Get a Mortgage-15 Year, 30 Year, Biweekly
For many years the 30-year fixed-rate mortgage was the standard home loan product for most prospective American home owners. These days there are many different types of home loans available for home purchase and refinancing ranging from 10 years to as much as 40 years.
Before you decide on a particular type of mortgage or length of home loan you need to look closely at your particular financial numbers. It may be easy for you to get a mortgage but getting the wrong mortgage for you might end up costing you problems down the road and a lot of money.
Get a Mortgage-Benefits of a Shorter Loan Term
By choosing a fixed-rate loan for a 10 or 15 year term you will save a lot of money because you will be paying less interest over the life of the loan.
A $100K loan at 8% interest will have a monthly payment of about $734 without taxes and insurance. Over the 30 years term of the mortgage this adds up to over $264K. Over the term of the mortgage loan you will pay in excess of $164K in interest payments.
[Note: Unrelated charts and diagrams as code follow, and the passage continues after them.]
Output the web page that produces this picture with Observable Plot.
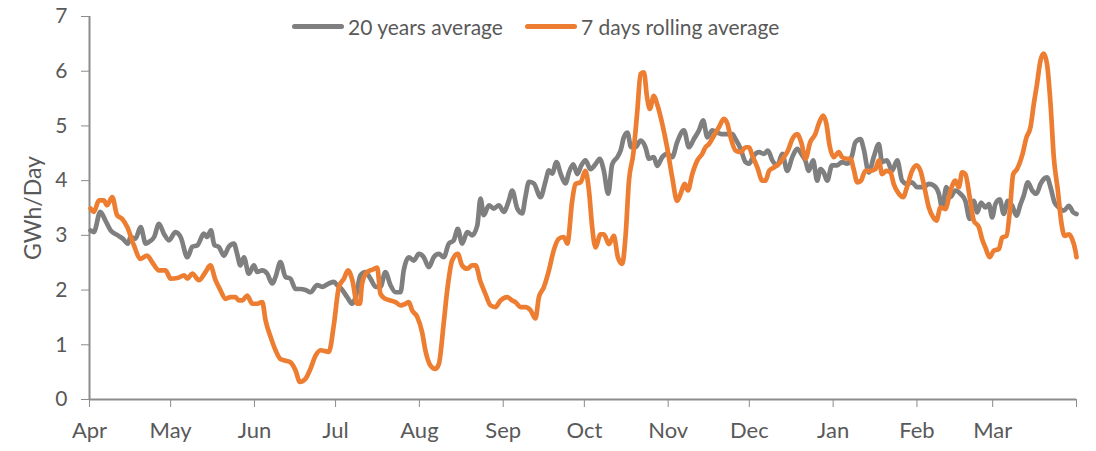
<!DOCTYPE html>
<html>
<head>
<meta charset="utf-8">
<script src="https://cdn.jsdelivr.net/npm/d3@7"></script>
<script src="https://cdn.jsdelivr.net/npm/@observablehq/plot@0.6"></script>
<style>
  html, body { margin: 0; padding: 0; background: #fff; }
  #wrap { position: relative; width: 1096px; height: 451px; font-family: Lato, "Open Sans", sans-serif; }
  #legend { position: absolute; top: 13px; left: 0; width: 1096px; height: 26px; color: #595959; font-size: 21px; }
  .item { position: absolute; display: flex; align-items: center; height: 26px; white-space: nowrap; }
  .sw { display: inline-block; width: 52px; height: 5px; border-radius: 3px; margin-right: 4px; }
</style>
</head>
<body>
<div id="wrap"><div id="chart"></div><div id="legend"></div></div>
<script>
// Month ticks (day index from 1 April) and labels
const monthTicks = [0, 30, 61, 91, 122, 153, 183, 214, 244, 275, 306, 334, 365];
const monthLabels = ["Apr", "May", "Jun", "Jul", "Aug", "Sep", "Oct", "Nov", "Dec", "Jan", "Feb", "Mar", ""];
const yTicks = [0, 1, 2, 3, 4, 5, 6, 7];

const seriesNames = ["20 years average", "7 days rolling average"];
const seriesColors = ["#7f7f7f", "#ed7d31"];

// 20 years average
const grayDay = [0.4,1.6,4.0,5.9,7.8,10.5,12.3,14.2,15.2,17.0,18.9,20.8,22.0,23.9,25.7,27.5,29.4,31.8,33.7,36.2,38.0,39.9,42.3,43.5,44.9,46.2,47.8,49.7,51.5,53.4,54.6,55.8,57.1,58.9,60.8,62.0,63.9,65.7,67.6,68.8,70.6,72.5,74.3,76.2,78.0,79.9,81.7,84.2,86.0,88.5,90.4,91.6,93.5,95.3,97.2,98.4,100.2,102.1,103.9,105.8,107.6,109.4,111.3,113.2,115.0,116.2,118.1,119.9,121.8,123.6,125.5,127.3,129.2,131.0,132.9,134.7,136.2,137.8,139.7,141.5,143.4,144.6,145.8,147.7,149.5,151.4,153.2,155.1,156.3,158.2,160.0,161.2,162.5,164.3,166.8,168.6,169.9,171.1,172.7,174.2,176.0,177.3,178.9,180.4,181.8,183.4,185.3,187.1,188.7,190.2,191.8,193.3,195.2,196.4,197.6,198.9,200.3,201.9,203.8,205.6,206.9,208.7,209.9,211.8,213.6,215.5,217.3,219.8,221.7,223.5,225.4,226.9,228.5,230.3,232.2,234.0,235.9,237.7,238.9,240.8,242.6,243.9,245.7,247.6,249.4,250.9,252.5,254.4,256.2,258.0,259.9,261.7,263.6,264.7,266.0,267.6,269.1,270.3,271.5,272.8,274.6,276.5,278.3,280.2,282.0,283.2,285.1,286.3,288.2,290.0,291.9,293.1,294.9,296.8,298.7,300.5,302.3,304.2,306.0,308.5,310.4,312.2,314.1,315.3,316.9,318.4,320.2,322.1,323.9,325.5,327.0,328.3,329.7,331.3,332.6,333.8,335.0,336.6,338.1,339.6,341.2,342.8,344.3,345.5,347.0,348.6,350.2,351.7,352.9,354.1,355.4,356.9,358.5,360.3,362.2,363.8,365];
const grayValue = [3.09,3.06,3.43,3.27,3.09,3.00,2.94,2.85,2.97,2.94,3.15,2.85,2.88,2.97,3.21,3.03,2.91,3.06,2.97,2.60,2.79,2.82,3.03,2.97,3.09,2.82,2.79,2.63,2.79,2.85,2.66,2.45,2.60,2.30,2.45,2.33,2.36,2.30,2.12,2.24,2.51,2.24,2.21,2.02,2.02,2.00,1.96,2.09,2.06,2.12,2.15,2.09,2.00,1.87,1.75,1.87,2.27,2.33,2.21,2.06,2.06,2.33,2.09,1.96,1.96,2.36,2.60,2.54,2.66,2.60,2.42,2.60,2.66,2.60,2.85,2.91,3.12,2.85,3.06,3.00,3.18,3.67,3.37,3.55,3.49,3.55,3.43,3.64,3.82,3.49,3.40,3.70,3.98,3.95,3.70,3.98,4.19,4.13,4.34,4.13,3.95,4.15,4.30,4.12,4.27,4.37,4.21,4.30,4.40,4.18,3.76,4.30,4.43,4.55,4.79,4.88,4.61,4.61,4.73,4.61,4.40,4.43,4.27,4.43,4.49,4.43,4.70,4.92,4.61,4.76,4.92,5.10,4.79,4.92,4.88,4.85,4.85,4.85,4.76,4.58,4.34,4.31,4.46,4.52,4.49,4.55,4.37,4.28,4.49,4.18,4.43,4.58,4.46,4.37,4.18,4.37,4.00,4.21,4.15,4.00,4.28,4.28,4.34,4.31,4.46,4.70,4.76,4.58,4.15,4.43,4.67,4.34,4.37,4.18,4.37,4.00,3.94,3.97,3.88,3.88,3.94,3.91,3.76,3.51,3.88,3.70,3.82,3.76,3.63,3.30,3.63,3.42,3.60,3.51,3.57,3.33,3.57,3.66,3.39,3.63,3.54,3.36,3.57,3.73,3.97,3.82,3.76,3.94,4.03,4.06,3.88,3.60,3.51,3.45,3.54,3.42,3.39];

// 7 days rolling average
const orangeDay = [0.4,1.6,3.5,5.3,6.5,8.4,10.2,12.1,14.0,16.4,18.9,21.3,23.2,25.7,28.1,30.0,32.5,35.0,36.2,38.0,40.5,42.9,44.7,46.6,48.4,50.3,52.1,54.0,55.2,56.5,58.3,60.2,62.0,63.9,65.1,67.0,68.8,70.6,72.5,74.3,76.2,77.8,79.9,81.7,83.6,85.4,88.5,90.4,92.2,94.1,95.6,97.2,99.0,100.0,100.8,102.7,104.5,106.4,107.6,109.4,111.3,113.2,115.0,116.9,118.1,119.3,121.2,123.0,124.2,126.1,127.9,129.2,131.0,132.3,134.1,136.2,137.8,139.7,141.5,142.8,144.6,146.4,148.3,150.1,152.0,154.5,156.3,157.5,159.4,161.2,163.1,164.9,166.2,168.0,169.9,171.7,173.6,175.4,176.7,178.5,179.7,181.6,183.4,184.7,185.9,187.1,189.0,190.2,192.1,193.9,195.4,197.0,198.2,199.5,201.1,202.6,203.8,205.0,206.2,207.2,208.7,209.9,211.8,213.6,215.5,217.3,218.6,220.1,221.3,222.9,224.8,226.6,227.8,229.1,230.9,232.8,234.6,235.9,237.1,238.9,240.8,242.6,243.9,245.1,247.0,248.8,250.0,251.3,253.1,255.0,256.8,258.3,259.9,261.7,263.2,264.8,266.5,268.4,269.7,271.3,272.5,273.7,275.2,277.1,278.3,280.2,281.4,282.6,283.9,285.3,286.9,288.8,290.6,291.9,293.1,294.7,296.2,297.4,299.3,300.9,302.3,304.2,305.8,307.3,308.5,310.4,312.0,313.2,314.7,316.5,318.4,320.2,321.5,322.7,323.9,325.5,327.0,328.9,330.1,331.3,332.9,334.4,336.3,337.5,339.1,340.3,341.6,343.0,344.9,346.5,348.0,349.2,350.4,351.7,352.9,354.1,355.4,356.6,358.1,359.3,360.6,362.2,363.4,364.6,365];
const orangeValue = [3.49,3.43,3.64,3.64,3.55,3.70,3.37,3.30,3.15,2.82,2.57,2.63,2.51,2.36,2.36,2.21,2.22,2.27,2.21,2.30,2.18,2.33,2.45,2.18,2.00,1.84,1.87,1.87,1.81,1.81,1.90,1.75,1.75,1.78,1.45,1.14,0.90,0.74,0.71,0.68,0.53,0.32,0.38,0.56,0.80,0.90,0.87,1.38,2.05,2.21,2.36,2.18,1.75,1.75,2.12,2.33,2.37,2.41,1.93,1.84,1.81,1.78,1.72,1.75,1.78,1.63,1.51,1.23,0.90,0.62,0.56,0.65,1.40,2.00,2.54,2.66,2.45,2.39,2.45,2.45,2.15,1.93,1.72,1.69,1.81,1.87,1.81,1.78,1.69,1.69,1.63,1.48,1.87,2.05,2.36,2.73,2.94,2.97,2.85,3.63,3.94,3.97,4.18,3.82,3.15,2.78,3.02,3.02,2.84,2.99,2.60,2.48,2.96,4.00,4.49,5.28,5.95,5.98,5.52,5.31,5.55,5.40,5.04,4.61,4.06,3.63,3.76,3.94,3.82,4.12,4.37,4.49,4.61,4.67,4.82,4.98,5.13,5.04,4.79,4.55,4.52,4.61,4.61,4.46,4.24,4.00,4.00,4.18,4.24,4.31,4.43,4.55,4.76,4.85,4.70,4.40,4.70,4.85,5.04,5.19,5.04,4.64,4.43,4.52,4.43,4.40,4.40,4.21,3.97,4.00,4.18,4.18,4.21,4.37,4.12,4.18,4.15,3.94,3.76,3.70,3.88,4.18,4.28,4.18,3.94,3.51,3.33,3.27,3.51,3.48,3.82,4.00,3.88,4.15,4.12,3.70,3.27,3.15,2.93,2.78,2.60,2.72,2.75,2.96,2.99,3.42,4.12,4.21,4.46,4.79,4.98,5.40,5.77,6.20,6.32,6.13,5.40,4.43,3.82,3.27,2.99,3.02,2.93,2.72,2.60];

const grayRows = grayDay.map((d, i) => ({day: d, value: grayValue[i]}));
const orangeRows = orangeDay.map((d, i) => ({day: d, value: orangeValue[i]}));

const axisGray = "#8c8c8c";
const chart = Plot.plot({
  width: 1096,
  height: 451,
  marginLeft: 89,
  marginRight: 20,
  marginTop: 16,
  marginBottom: 52,
  style: {fontFamily: "Lato, 'Open Sans', sans-serif", fontSize: "21px", color: "#595959", background: "#fff"},
  x: {domain: [0, 365]},
  y: {domain: [0, 7]},
  marks: [
    Plot.axisY({ticks: yTicks, tickFormat: d3.format("d"), tickSize: 8, tickPadding: 14, stroke: axisGray, label: null, fontSize: 21}),
    Plot.axisY({ticks: [], tickSize: 0, label: "GWh/Day", labelAnchor: "center", labelArrow: "none", labelOffset: 65, fontSize: 23}),
    Plot.axisX({ticks: monthTicks, tickFormat: (d, i) => monthLabels[monthTicks.indexOf(d)], tickSize: 8, tickPadding: 15, stroke: axisGray, label: null, fontSize: 22}),
    Plot.ruleX([0], {stroke: axisGray, strokeWidth: 2}),
    Plot.ruleY([0], {stroke: axisGray, strokeWidth: 2}),
    Plot.line(grayRows, {x: "day", y: "value", stroke: seriesColors[0], strokeWidth: 4.7, curve: "monotone-x", strokeLinejoin: "round", strokeLinecap: "round"}),
    Plot.line(orangeRows, {x: "day", y: "value", stroke: seriesColors[1], strokeWidth: 4.7, curve: "monotone-x", strokeLinejoin: "round", strokeLinecap: "round"})
  ]
});
document.getElementById("chart").appendChild(chart);

// legend
const legend = document.getElementById("legend");
const legendLeft = [292, 525];
seriesNames.forEach((name, i) => {
  const item = document.createElement("div");
  item.className = "item";
  item.style.left = legendLeft[i] + "px";
  const sw = document.createElement("span");
  sw.className = "sw";
  sw.style.background = seriesColors[i];
  const t = document.createElement("span");
  t.textContent = name;
  item.appendChild(sw);
  item.appendChild(t);
  legend.appendChild(item);
});
</script>
</body>
</html>
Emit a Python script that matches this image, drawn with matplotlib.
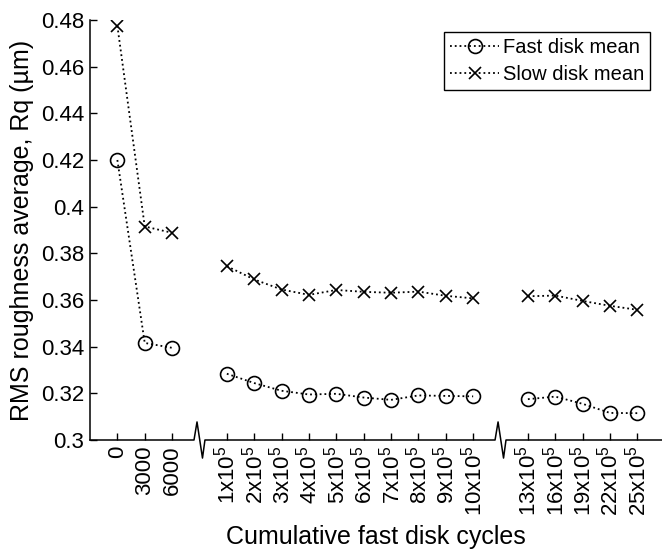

However a 15 year loan for the same $100K would carry a monthly mortgage payment of $956 with a total repayment over the life of the loan of $172K. Although the monthly mortgage payments are $200 more for the 15 year mortgage than for the 30 year mortgage, you would end up saving in excess of $92K in interest payments, a very tidy sum indeed.
Get a Mortgage-Advantages of a 30 Year Mortgage
Even though you will save a large amount of money in interest payments by choosing a 15 year mortgage loan, the larger monthly payment needed to serve the 15 year mortgage can not be met by every person looking to buy a home and get a mortgage.
If your income lever is not high enough you will not be able to meet underwriting requirements to qualify for the loan amount you need to buy the home of your choice on the shorter term mortgage. The lower the monthly payment the more home you can afford to get into, for this reason longer term and lower interest rates are valuable to some home buyers.
A lower monthly payment also provide ease of repayment while still allowing a family to enjoy a good lifestyle, put simply all their available income isn’t going to service a monthly mortgage payment.
And if you are really intent on paying off your home loan early there are a variety of methods that can help you pay off a 30 year loan faster with only a moderately higher monthly payment. A biweekly mortgage payment, which is now offered by many lenders for both new and existing loans basically makes a few extra monthly payments every year cutting down the term of the loan.
Get a Mortgage-Biweekly Mortgage
As the name suggests a biweekly mortgage is paid every two weeks instead of once a month, which over a year makes the equivalent of one extra monthly payment. Although one extra mortgage payment a year may not sound a lot it can really add up over time.
The reality of a biweekly mortgage is that merely by switching from a monthly payment to a biweekly payment you can shorten the term of a 30 year loan by several years and save thousands of dollars in interest payments.
Check with your lender to see if they offer a biweekly payment plan. In many cases, lenders also offer direct payment services that automatically withdraw funds from your bank account, saving you the trouble of having to write and mail a check every two weeks.
Get a Mortgage-Make an Extra Payment
Almost all mortgage lenders will allow you to include extra money in your mortgage which they will apply to the principle balance thereby reducing it and in turn reducing the term of the loan itself. This is especially attractive to homeowners who are worried to take out a 15 year mortgage because they are not sure about their employment, but want to be proactive about paying off their loan early.
If you had a 30 year loan, you might decide to send the equivalent of one or two extra payments a year which would have a dramatic effect on the principle balance, while allowing you the comfort of reverting to your low payment if for some reason cash should become tight.
Remember that with a mortgage loan amortization schedule the reality is that in the early years of the life of the loan your monthly mortgage payment will be mostly applied to interest payments while in the latter years of the life of the mortgage most of your payment will be against the principle balance. With this in mind it is really important when you get a mortgage to make extra payments against the principle balance early in the life of the loan if you want to save on interest and cut the term of the mortgage loan.